**Short problem**
Every line of the listing must be reproduced as it stands. Leave the images behind.

**Data extract**
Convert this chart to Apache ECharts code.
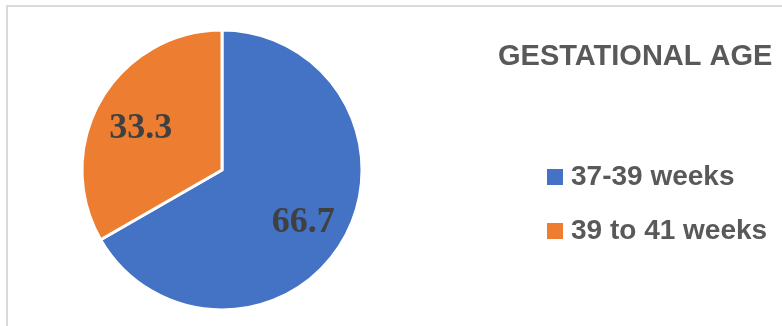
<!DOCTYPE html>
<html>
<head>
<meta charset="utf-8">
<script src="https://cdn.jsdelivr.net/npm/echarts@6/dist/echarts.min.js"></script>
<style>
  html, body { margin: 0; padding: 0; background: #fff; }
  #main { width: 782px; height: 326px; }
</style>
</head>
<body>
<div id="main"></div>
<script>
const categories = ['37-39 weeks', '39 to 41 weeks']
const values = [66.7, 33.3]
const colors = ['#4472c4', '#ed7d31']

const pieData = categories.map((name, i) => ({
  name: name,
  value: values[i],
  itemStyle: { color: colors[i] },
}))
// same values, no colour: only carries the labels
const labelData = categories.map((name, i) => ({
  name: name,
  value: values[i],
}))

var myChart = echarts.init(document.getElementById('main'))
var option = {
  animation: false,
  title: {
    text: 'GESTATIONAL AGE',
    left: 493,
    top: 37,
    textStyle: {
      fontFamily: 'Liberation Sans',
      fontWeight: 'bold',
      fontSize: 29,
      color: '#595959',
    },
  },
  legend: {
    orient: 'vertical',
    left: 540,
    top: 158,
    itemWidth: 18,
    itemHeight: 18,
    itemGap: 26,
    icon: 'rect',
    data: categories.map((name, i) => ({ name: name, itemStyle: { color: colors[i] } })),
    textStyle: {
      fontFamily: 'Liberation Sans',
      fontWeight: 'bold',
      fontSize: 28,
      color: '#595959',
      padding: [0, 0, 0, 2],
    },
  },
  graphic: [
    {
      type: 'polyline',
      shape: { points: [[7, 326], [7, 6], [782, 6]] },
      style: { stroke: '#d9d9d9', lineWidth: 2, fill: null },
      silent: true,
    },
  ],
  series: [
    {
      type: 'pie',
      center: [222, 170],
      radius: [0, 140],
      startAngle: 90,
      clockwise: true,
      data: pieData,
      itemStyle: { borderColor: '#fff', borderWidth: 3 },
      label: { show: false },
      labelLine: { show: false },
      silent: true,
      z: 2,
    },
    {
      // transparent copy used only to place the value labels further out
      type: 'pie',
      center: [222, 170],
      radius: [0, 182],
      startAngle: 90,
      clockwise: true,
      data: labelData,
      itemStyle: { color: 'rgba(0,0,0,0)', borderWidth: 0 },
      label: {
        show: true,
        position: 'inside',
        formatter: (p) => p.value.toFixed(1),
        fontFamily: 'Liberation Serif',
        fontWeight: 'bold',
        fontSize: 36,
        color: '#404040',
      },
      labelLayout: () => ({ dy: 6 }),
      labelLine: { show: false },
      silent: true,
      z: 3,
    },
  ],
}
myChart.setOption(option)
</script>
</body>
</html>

**Output below**
Convert this chart to Apache ECharts code.
<!DOCTYPE html>
<html>
<head>
<meta charset="utf-8">
<script src="https://cdn.jsdelivr.net/npm/echarts@6/dist/echarts.min.js"></script>
<style>
  html, body { margin: 0; padding: 0; background: #fff; }
  #main { width: 782px; height: 326px; }
</style>
</head>
<body>
<div id="main"></div>
<script>
const categories = ['37-39 weeks', '39 to 41 weeks']
const values = [66.7, 33.3]
const colors = ['#4472c4', '#ed7d31']

const pieData = categories.map((name, i) => ({
  name: name,
  value: values[i],
  itemStyle: { color: colors[i] },
}))
// same values, no colour: only carries the labels
const labelData = categories.map((name, i) => ({
  name: name,
  value: values[i],
}))

var myChart = echarts.init(document.getElementById('main'))
var option = {
  animation: false,
  title: {
    text: 'GESTATIONAL AGE',
    left: 493,
    top: 37,
    textStyle: {
      fontFamily: 'Liberation Sans',
      fontWeight: 'bold',
      fontSize: 29,
      color: '#595959',
    },
  },
  legend: {
    orient: 'vertical',
    left: 540,
    top: 158,
    itemWidth: 18,
    itemHeight: 18,
    itemGap: 26,
    icon: 'rect',
    data: categories.map((name, i) => ({ name: name, itemStyle: { color: colors[i] } })),
    textStyle: {
      fontFamily: 'Liberation Sans',
      fontWeight: 'bold',
      fontSize: 28,
      color: '#595959',
      padding: [0, 0, 0, 2],
    },
  },
  graphic: [
    {
      type: 'polyline',
      shape: { points: [[7, 326], [7, 6], [782, 6]] },
      style: { stroke: '#d9d9d9', lineWidth: 2, fill: null },
      silent: true,
    },
  ],
  series: [
    {
      type: 'pie',
      center: [222, 170],
      radius: [0, 140],
      startAngle: 90,
      clockwise: true,
      data: pieData,
      itemStyle: { borderColor: '#fff', borderWidth: 3 },
      label: { show: false },
      labelLine: { show: false },
      silent: true,
      z: 2,
    },
    {
      // transparent copy used only to place the value labels further out
      type: 'pie',
      center: [222, 170],
      radius: [0, 182],
      startAngle: 90,
      clockwise: true,
      data: labelData,
      itemStyle: { color: 'rgba(0,0,0,0)', borderWidth: 0 },
      label: {
        show: true,
        position: 'inside',
        formatter: (p) => p.value.toFixed(1),
        fontFamily: 'Liberation Serif',
        fontWeight: 'bold',
        fontSize: 36,
        color: '#404040',
      },
      labelLayout: () => ({ dy: 6 }),
      labelLine: { show: false },
      silent: true,
      z: 3,
    },
  ],
}
myChart.setOption(option)
</script>
</body>
</html>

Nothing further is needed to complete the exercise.